Copy out the records precisely, omitting pictures.
::::
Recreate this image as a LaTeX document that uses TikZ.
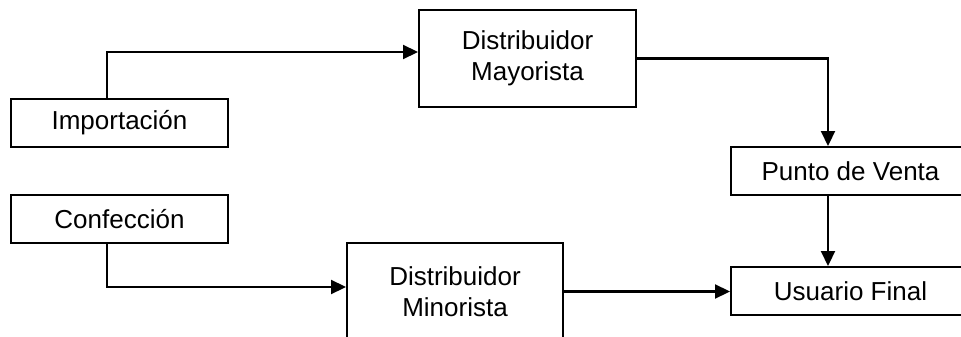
\documentclass[tikz,border=0pt]{standalone}
\usepackage{fontspec}
\setmainfont{Liberation Sans}
\usetikzlibrary{arrows.meta}
\tikzset{
  caja/.style={draw, line width=2pt, inner sep=0pt, align=center,
    font=\fontsize{26}{31}\selectfont},
  flecha/.style={line width=2.2pt, -{Triangle[length=15pt,width=14pt]}},
}
\begin{document}
\begin{tikzpicture}[x=1pt, y=-1pt, line join=miter]
  \useasboundingbox (0,0) rectangle (961,337);
  \clip (0,0) rectangle (961,337);
  % cajas
  \node[caja, minimum width=217pt, minimum height=48pt] (imp) at (119.5,123) {Importación};
  \node[caja, minimum width=217pt, minimum height=48pt] (con) at (119.5,219) {Confección};
  \node[caja, minimum width=217pt, minimum height=97pt] (may) at (527.5,58.5) {Distribuidor\\Mayorista};
  \node[caja, minimum width=216pt, minimum height=97pt] (min) at (455,291.5) {Distribuidor\\Minorista};
  \node[caja, minimum width=239pt, minimum height=48pt] (pv) at (850.5,171) {Punto de Venta};
  \node[caja, minimum width=239pt, minimum height=48pt] (usr) at (850.5,291) {Usuario Final};
  % flechas
  \draw[flecha] ([xshift=-12.5pt]imp.north) |- ([yshift=6.5pt]may.west);
  \draw[flecha] (may.east) -| ([xshift=-22.5pt]pv.north);
  \draw[flecha] ([xshift=-22.5pt]pv.south) -- ([xshift=-22.5pt]usr.north);
  \draw[flecha] ([xshift=-12.5pt]con.south) |- ([yshift=4.5pt]min.west);
  \draw[flecha] (min.east) -- (min.east -| usr.west);
\end{tikzpicture}
\end{document}
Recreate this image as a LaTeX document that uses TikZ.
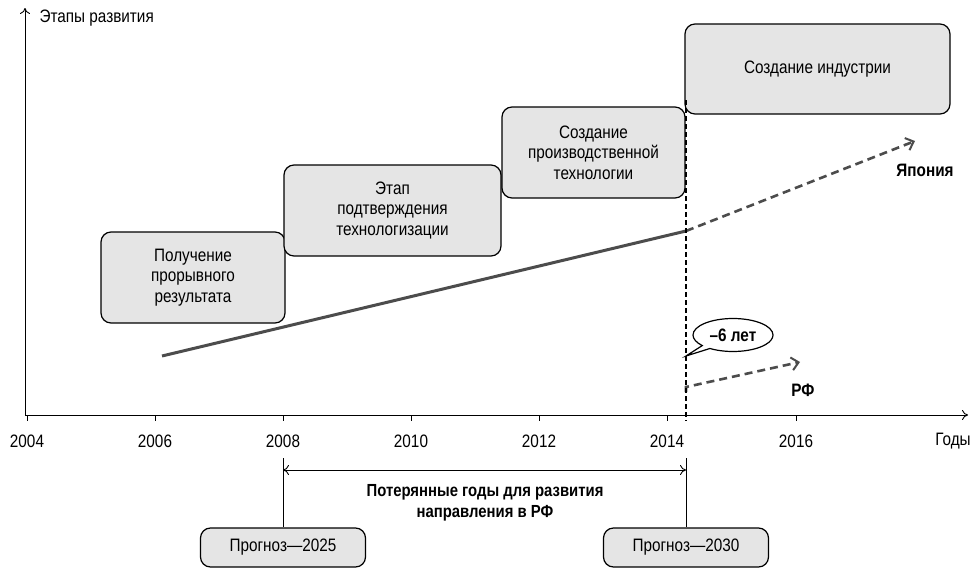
::::
### WRITTEN RESPONSE
Recreate this image as a LaTeX document that uses TikZ.
\documentclass[tikz,border=0pt]{standalone}
\usepackage{fontspec}
\setmainfont{Liberation Sans}
\usetikzlibrary{arrows.meta}
\tikzset{
  caja/.style={draw, line width=2pt, inner sep=0pt, align=center,
    font=\fontsize{26}{31}\selectfont},
  flecha/.style={line width=2.2pt, -{Triangle[length=15pt,width=14pt]}},
}
\begin{document}
\begin{tikzpicture}[x=1pt, y=-1pt, line join=miter]
  \useasboundingbox (0,0) rectangle (961,337);
  \clip (0,0) rectangle (961,337);
  % cajas
  \node[caja, minimum width=217pt, minimum height=48pt] (imp) at (119.5,123) {Importación};
  \node[caja, minimum width=217pt, minimum height=48pt] (con) at (119.5,219) {Confección};
  \node[caja, minimum width=217pt, minimum height=97pt] (may) at (527.5,58.5) {Distribuidor\\Mayorista};
  \node[caja, minimum width=216pt, minimum height=97pt] (min) at (455,291.5) {Distribuidor\\Minorista};
  \node[caja, minimum width=239pt, minimum height=48pt] (pv) at (850.5,171) {Punto de Venta};
  \node[caja, minimum width=239pt, minimum height=48pt] (usr) at (850.5,291) {Usuario Final};
  % flechas
  \draw[flecha] ([xshift=-12.5pt]imp.north) |- ([yshift=6.5pt]may.west);
  \draw[flecha] (may.east) -| ([xshift=-22.5pt]pv.north);
  \draw[flecha] ([xshift=-22.5pt]pv.south) -- ([xshift=-22.5pt]usr.north);
  \draw[flecha] ([xshift=-12.5pt]con.south) |- ([yshift=4.5pt]min.west);
  \draw[flecha] (min.east) -- (min.east -| usr.west);
\end{tikzpicture}
\end{document}
Recreate this image as a LaTeX document that uses TikZ.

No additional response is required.